Note that only wages from a job or self-employment count toward your Social Security income limit for withholding purposes. Distributions you receive from pensions, annuities, investment income, interest, veterans benefits, or other government or military retirement benefits are not considered earned income.
Once your income totals more than $19,560, the impact depends on your age. If you have not yet reached “full retirement age,” Social Security will withhold $1 in benefits for every $2 you earn over the limit.
During the year you reach full retirement age, your annual total earnings limit increases to $51,960 (2022) and the subsequent benefit reduction drops to $1 for every $3 you earn over that amount. They count only how much you’ve earned up to the month before your birthday – not what you end up earning in a whole year. Once you’ve reached full retirement age, it doesn’t matter much how you earn, there will no longer be any withholding of benefits.
Better yet, starting in January of the year after you turn full retirement age, regardless of whether you continue working or not, your Social Security benefit will increase to reflect any previously withheld benefits due to your income exceeding the limit. And if the years you subsequently worked rank among your 35 highest-earning years, your payout will increase even more to reflect a higher benefit calculation (since you paid FICA taxes on that income).
In the case of all beneficiaries, at least 15 percent of Social Security income is exempt from federal income taxes.

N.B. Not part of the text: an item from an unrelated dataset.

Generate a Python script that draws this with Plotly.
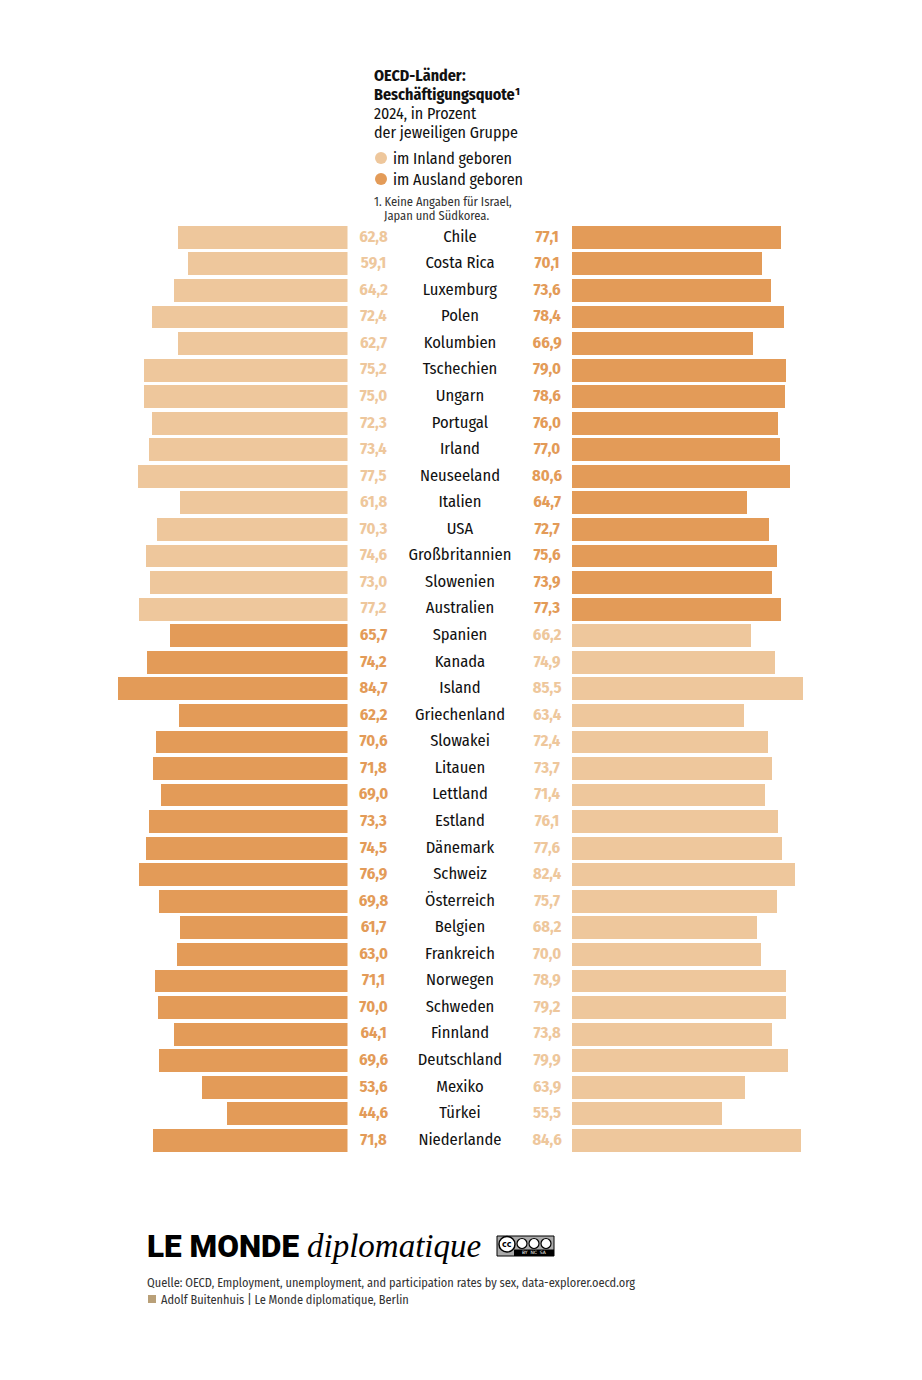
import plotly.graph_objects as go

# ---------------- data ----------------
countries = ["Chile", "Costa Rica", "Luxemburg", "Polen", "Kolumbien", "Tschechien", "Ungarn",
             "Portugal", "Irland", "Neuseeland", "Italien", "USA", "Großbritannien", "Slowenien",
             "Australien", "Spanien", "Kanada", "Island", "Griechenland", "Slowakei", "Litauen",
             "Lettland", "Estland", "Dänemark", "Schweiz", "Österreich", "Belgien", "Frankreich",
             "Norwegen", "Schweden", "Finnland", "Deutschland", "Mexiko", "Türkei", "Niederlande"]
inland = [62.8, 59.1, 64.2, 72.4, 62.7, 75.2, 75.0, 72.3, 73.4, 77.5, 61.8, 70.3, 74.6, 73.0,
          77.2, 66.2, 74.9, 85.5, 63.4, 72.4, 73.7, 71.4, 76.1, 77.6, 82.4, 75.7, 68.2, 70.0,
          78.9, 79.2, 73.8, 79.9, 63.9, 55.5, 84.6]
ausland = [77.1, 70.1, 73.6, 78.4, 66.9, 79.0, 78.6, 76.0, 77.0, 80.6, 64.7, 72.7, 75.6, 73.9,
           77.3, 65.7, 74.2, 84.7, 62.2, 70.6, 71.8, 69.0, 73.3, 74.5, 76.9, 69.8, 61.7, 63.0,
           71.1, 70.0, 64.1, 69.6, 53.6, 44.6, 71.8]

LIGHT = "#EEC79C"
DARK = "#E39B58"
FONT = "Fira Sans Condensed, Roboto Condensed, Liberation Sans Narrow, DejaVu Sans Condensed, sans-serif"

W, H = 922, 1380
OX, OY = 8, 8  # page body margin compensation
def px(x): return (x - OX) / W
def py(y): return 1 - (y - OY) / H

# left = lower value, right = higher value
left_v, right_v, left_c, right_c = [], [], [], []
for a, b in zip(inland, ausland):
    if b >= a:
        left_v.append(a); left_c.append(LIGHT); right_v.append(b); right_c.append(DARK)
    else:
        left_v.append(b); left_c.append(DARK); right_v.append(a); right_c.append(LIGHT)

fmt = lambda v: f"{v:.1f}".replace(".", ",")
ys = list(range(len(countries)))

fig = go.Figure()
fig.add_trace(go.Bar(x=left_v, y=ys, orientation="h", marker=dict(color=left_c, line_width=0),
                     width=0.86, xaxis="x", yaxis="y", hoverinfo="skip", showlegend=False))
fig.add_trace(go.Bar(x=right_v, y=ys, orientation="h", marker=dict(color=right_c, line_width=0),
                     width=0.86, xaxis="x2", yaxis="y", hoverinfo="skip", showlegend=False))
# middle text columns
fig.add_trace(go.Scatter(x=[0.116] * len(ys), y=ys, mode="text", text=[fmt(v) for v in left_v],
                         textfont=dict(family=FONT, size=16.5, color=left_c, weight="bold"),
                         xaxis="x3", yaxis="y", hoverinfo="skip", showlegend=False))
fig.add_trace(go.Scatter(x=[0.501] * len(ys), y=ys, mode="text", text=countries,
                         textfont=dict(family=FONT, size=16.5, color="#111111"),
                         xaxis="x3", yaxis="y", hoverinfo="skip", showlegend=False))
fig.add_trace(go.Scatter(x=[0.889] * len(ys), y=ys, mode="text", text=[fmt(v) for v in right_v],
                         textfont=dict(family=FONT, size=16.5, color=right_c, weight="bold"),
                         xaxis="x3", yaxis="y", hoverinfo="skip", showlegend=False))

SCALE = 2.707
XL = 347.5
XR = 572
ROW = 26.56
TOP = 237.5 - ROW / 2
BOT = TOP + 35 * ROW
hid = dict(showgrid=False, zeroline=False, showticklabels=False, showline=False, ticks="", fixedrange=True)
fig.update_layout(
    width=W, height=H, margin=dict(l=0, r=0, t=0, b=0),
    paper_bgcolor="white", plot_bgcolor="rgba(0,0,0,0)",
    bargap=0, showlegend=False,
    xaxis=dict(domain=[0, px(XL)], range=[(XL - OX) / SCALE, 0], **hid),
    xaxis2=dict(domain=[px(XR), 1], range=[0, (W + OX - XR) / SCALE], **hid),
    xaxis3=dict(domain=[px(XL), px(XR)], range=[0, 1], **hid),
    yaxis=dict(domain=[py(BOT), py(TOP)], range=[34.5, -0.5], **hid),
)

anns = []
def ann(x, y, text, size, color="#111111", family=FONT, xanchor="left", **kw):
    anns.append(dict(x=px(x), y=py(y), xref="paper", yref="paper", text=text, showarrow=False,
                     xanchor=xanchor, yanchor="middle", align="left",
                     font=dict(family=family, size=size, color=color, **kw)))

ann(372, 76, "<b>OECD-Länder:</b>", 16)
ann(372, 95, "<b>Beschäftigungsquote¹</b>", 16)
ann(372, 114, "2024, in Prozent", 16)
ann(372, 133, "der jeweiligen Gruppe", 16)
ann(391, 158, "im Inland geboren", 16)
ann(391, 179, "im Ausland geboren", 16)
ann(372, 201, "1. Keine Angaben für Israel,", 12.5, color="#333333")
ann(382, 215, "Japan und Südkorea.", 12.5, color="#333333")

ann(145, 1246, "LE MONDE", 31.5, color="#000000", family="Roboto, DejaVu Sans", weight=900)
ann(305, 1246, "<i>diplomatique</i>", 33, color="#000000", family="Liberation Serif, DejaVu Serif")
ann(145, 1282, "Quelle: OECD, Employment, unemployment, and participation rates by sex, data-explorer.oecd.org",
    12.3, color="#333333")
ann(159, 1299, "Adolf Buitenhuis | Le Monde diplomatique, Berlin", 12.3, color="#333333")

# CC badge text
ann(507, 1244, "<b>cc</b>", 8, color="#000000", family="DejaVu Sans", xanchor="center")
ann(534, 1252.5, "BY  NC  SA", 4.5, color="#ffffff", family="DejaVu Sans", xanchor="center")

shapes = []
# legend dots
for yy, c in [(158, LIGHT), (179, DARK)]:
    shapes.append(dict(type="circle", xref="paper", yref="paper", x0=px(375), x1=px(387),
                       y0=py(yy + 6), y1=py(yy - 6), fillcolor=c, line_width=0))
# source square
shapes.append(dict(type="rect", xref="paper", yref="paper", x0=px(148), x1=px(156),
                   y0=py(1303), y1=py(1295), fillcolor="#B9A078", line_width=0))
# CC badge
shapes.append(dict(type="rect", xref="paper", yref="paper", x0=px(497), x1=px(554),
                   y0=py(1256), y1=py(1236), fillcolor="#AAAAAA", line=dict(color="#000", width=1)))
shapes.append(dict(type="rect", xref="paper", yref="paper", x0=px(514), x1=px(554),
                   y0=py(1256), y1=py(1249.5), fillcolor="#000000", line_width=0))
shapes.append(dict(type="circle", xref="paper", yref="paper", x0=px(499), x1=px(515),
                   y0=py(1252), y1=py(1236.5), fillcolor="#ffffff", line=dict(color="#000", width=1.5)))
for cx in [522, 534, 546]:
    shapes.append(dict(type="circle", xref="paper", yref="paper", x0=px(cx - 5), x1=px(cx + 5),
                       y0=py(1248.5), y1=py(1238.5), fillcolor="#ffffff", line=dict(color="#000", width=1.2)))

fig.update_layout(annotations=anns, shapes=shapes)
fig.write_html("out.html")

Be aware, though, that for tax purposes, your reportable income includes half of your Social Security benefit plus all other forms of income, such as a job, pension, or investment income. If your total annual income is between $25,000 and $34,000, then as much as 50 percent of your Social Security benefit is taxable. If you earn more than $34,000 in a year, then up to 85 percent of your Social Security benefit is subject to taxes.
This is a general overview of what happens to your Social Security benefits when mixed with earned income. There are additional details, so it’s a good idea to work with a Social Security expert to decide if you should cancel or suspend payouts and to understand how your income and tax situation may be impacted by going back to work.
With that said, if your portfolio has taken a beating this year, you might want to stop investment distributions for now and give it time to grow. Fortunately, the United States is currently enjoying a robust job market in which highly experienced candidates can negotiate a flexible work schedule, job site, and higher salary, so it may be worth it to go back to work for another year or two to help secure your long-term retirement plans.